In summary, “life is wasted without Jesus” is clearly a non-threatening and non-disparaging message; as written, it’s little more than a statement of opinion that Jesus has made the world a better place. In order to find any kind of insult or threat in it, one must put it there; it’s not part of the message. Granted, Swinimer may think of the message as equivalent to “your lives are pointless without Christianity”… but that’s irrelevant; it’s not what the message actually says. It may be a little imperious and overbearing, but so would be “North High is the best!” – should that shirt be disallowed? Of course not; being dickish is not enough to make a message unacceptable. It may not be a positive or uplifting message, but there is no requirement that a message must be positive or uplifting to be tolerable. The school was wrong to ask him to remove it. Those who complained are the same calibre of people who complain at “atheists exist” and “you can be good without God” messages; they’re creating the insult, not discovering it.

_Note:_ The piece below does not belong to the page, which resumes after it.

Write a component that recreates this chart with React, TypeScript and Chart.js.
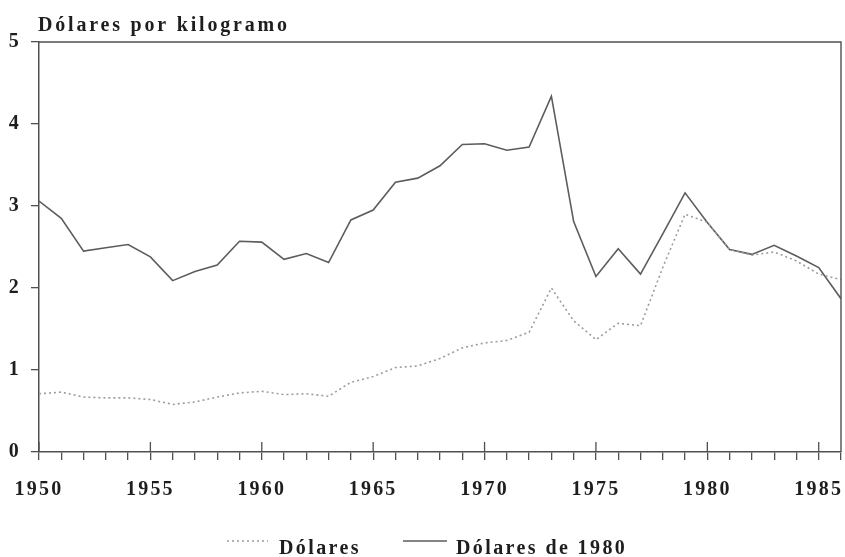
import React, { useEffect, useRef } from 'react';
import { Chart, registerables } from 'chart.js';

Chart.register(...registerables);

const years = [
  1950, 1951, 1952, 1953, 1954, 1955, 1956, 1957, 1958, 1959,
  1960, 1961, 1962, 1963, 1964, 1965, 1966, 1967, 1968, 1969,
  1970, 1971, 1972, 1973, 1974, 1975, 1976, 1977, 1978, 1979,
  1980, 1981, 1982, 1983, 1984, 1985, 1986,
];

const dolares = [
  0.71, 0.73, 0.67, 0.66, 0.66, 0.64, 0.58, 0.61, 0.67, 0.72,
  0.74, 0.70, 0.71, 0.68, 0.85, 0.92, 1.03, 1.05, 1.14, 1.27,
  1.33, 1.36, 1.46, 2.00, 1.60, 1.37, 1.57, 1.54, 2.25, 2.90,
  2.80, 2.47, 2.40, 2.44, 2.33, 2.17, 2.10,
];

const dolares1980 = [
  3.06, 2.85, 2.45, 2.49, 2.53, 2.38, 2.09, 2.20, 2.28, 2.57,
  2.56, 2.35, 2.42, 2.31, 2.83, 2.95, 3.29, 3.34, 3.49, 3.75,
  3.76, 3.68, 3.72, 4.34, 2.81, 2.14, 2.48, 2.17, 2.66, 3.16,
  2.80, 2.47, 2.41, 2.52, 2.39, 2.25, 1.87,
];

const xLabelYears = [1950, 1955, 1960, 1965, 1970, 1975, 1980, 1985];
const yMin = 0;
const yMax = 5;
const xMin = 1950;
const xMax = 1986;

const titleText = 'Dólares por kilogramo';
const seriesLabels = ['Dólares', 'Dólares de 1980'];

const FONT_FAMILY = '"Liberation Serif", "Times New Roman", serif';
const TEXT_COLOR = '#1e1e1e';
const AXIS_COLOR = '#505050';
const SOLID_COLOR = '#5c5c5c';
const DOT_COLOR = '#9c9c9c';

export default function App() {
  const ref = useRef<HTMLCanvasElement>(null);

  useEffect(() => {
    if (!ref.current) return;

    const decor = {
      id: 'decor',
      beforeDraw(chart: any) {
        chart.ctx.letterSpacing = '2.2px';
      },
      afterDraw(chart: any) {
        const { ctx, chartArea: a, scales } = chart;
        ctx.save();
        // frame top and right
        ctx.strokeStyle = AXIS_COLOR;
        ctx.lineWidth = 1.4;
        ctx.beginPath();
        ctx.moveTo(a.left, a.top);
        ctx.lineTo(a.right, a.top);
        ctx.lineTo(a.right, a.bottom);
        ctx.stroke();
        // upward major ticks
        ctx.lineWidth = 1.3;
        ctx.beginPath();
        for (const yr of xLabelYears) {
          const x = scales.x.getPixelForValue(yr);
          ctx.moveTo(x, a.bottom);
          ctx.lineTo(x, a.bottom - 10);
        }
        ctx.stroke();

        // title
        ctx.font = `bold 20px ${FONT_FAMILY}`;
        ctx.fillStyle = TEXT_COLOR;
        ctx.textAlign = 'left';
        ctx.textBaseline = 'alphabetic';
        ctx.letterSpacing = '2.8px';
        ctx.fillText(titleText, 38, 31);

        // legend
        ctx.letterSpacing = '2.4px';
        const ly = 541;
        ctx.lineWidth = 1.5;
        ctx.strokeStyle = DOT_COLOR;
        ctx.setLineDash([2, 3]);
        ctx.beginPath();
        ctx.moveTo(227, ly);
        ctx.lineTo(268, ly);
        ctx.stroke();
        ctx.setLineDash([]);
        ctx.strokeStyle = SOLID_COLOR;
        ctx.beginPath();
        ctx.moveTo(403, ly);
        ctx.lineTo(447, ly);
        ctx.stroke();
        ctx.fillText(seriesLabels[0], 279, 554);
        ctx.fillText(seriesLabels[1], 456, 554);
        ctx.restore();
        ctx.letterSpacing = '0px';
      },
    };

    const chart = new Chart(ref.current, {
      type: 'line',
      data: {
        datasets: [
          {
            label: seriesLabels[0],
            data: years.map((yr, i) => ({ x: yr, y: dolares[i] })),
            borderColor: DOT_COLOR,
            borderWidth: 1.6,
            borderDash: [2, 3],
            pointRadius: 0,
            tension: 0,
            fill: false,
          },
          {
            label: seriesLabels[1],
            data: years.map((yr, i) => ({ x: yr, y: dolares1980[i] })),
            borderColor: SOLID_COLOR,
            borderWidth: 1.6,
            pointRadius: 0,
            tension: 0,
            fill: false,
          },
        ],
      },
      options: {
        animation: false,
        responsive: false,
        devicePixelRatio: 1,
        layout: { padding: { top: 42, right: 4, left: 0, bottom: 0 } },
        plugins: {
          legend: { display: false },
          title: { display: false },
          tooltip: { enabled: false },
        },
        scales: {
          x: {
            type: 'linear',
            min: xMin,
            max: xMax,
            afterFit: (s: any) => {
              s.height = 105;
              s.paddingLeft = 0;
              s.paddingRight = 0;
            },
            ticks: {
              stepSize: 1,
              autoSkip: false,
              maxRotation: 0,
              padding: 18,
              color: TEXT_COLOR,
              font: { family: FONT_FAMILY, size: 20, weight: 'bold' },
              callback: (v: any) => (xLabelYears.includes(Number(v)) ? String(v) : ''),
            },
            grid: {
              drawOnChartArea: false,
              drawTicks: true,
              tickLength: 8,
              color: AXIS_COLOR,
              lineWidth: 1.3,
            },
            border: { display: true, color: AXIS_COLOR, width: 1.5 },
          },
          y: {
            type: 'linear',
            min: yMin,
            max: yMax,
            afterFit: (s: any) => {
              s.width = 39;
              s.paddingTop = 0;
              s.paddingBottom = 0;
            },
            ticks: {
              stepSize: 1,
              padding: 10,
              color: TEXT_COLOR,
              font: { family: FONT_FAMILY, size: 20, weight: 'bold' },
            },
            grid: {
              drawOnChartArea: false,
              drawTicks: true,
              tickLength: 8,
              color: AXIS_COLOR,
              lineWidth: 1.3,
            },
            border: { display: true, color: AXIS_COLOR, width: 1.5 },
          },
        },
      },
      plugins: [decor],
    });

    return () => chart.destroy();
  }, []);

  return (
    <canvas
      ref={ref}
      width={845}
      height={557}
      style={{ position: 'absolute', left: 0, top: 0, width: 845, height: 557, background: '#fff' }}
    />
  );
}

I don’t agree with the shirt, obviously, but I think the only thing offensive about it is its aesthetics. It is opinionated and provocative, but there’s nothing wrong with that. And if you look at how the shirt is laid out, it’s particularly inoffensive, because you have to get right up close to Swinimer to even read the “without Jesus” part… and if that kid’s been wearing the same shirt for weeks, who the hell would want to do that? (Actually, that might suggest a second thing about the shirt that’s offensive, but I’m far to classy a blogger to speculate on Swinimer’s personal hygiene.)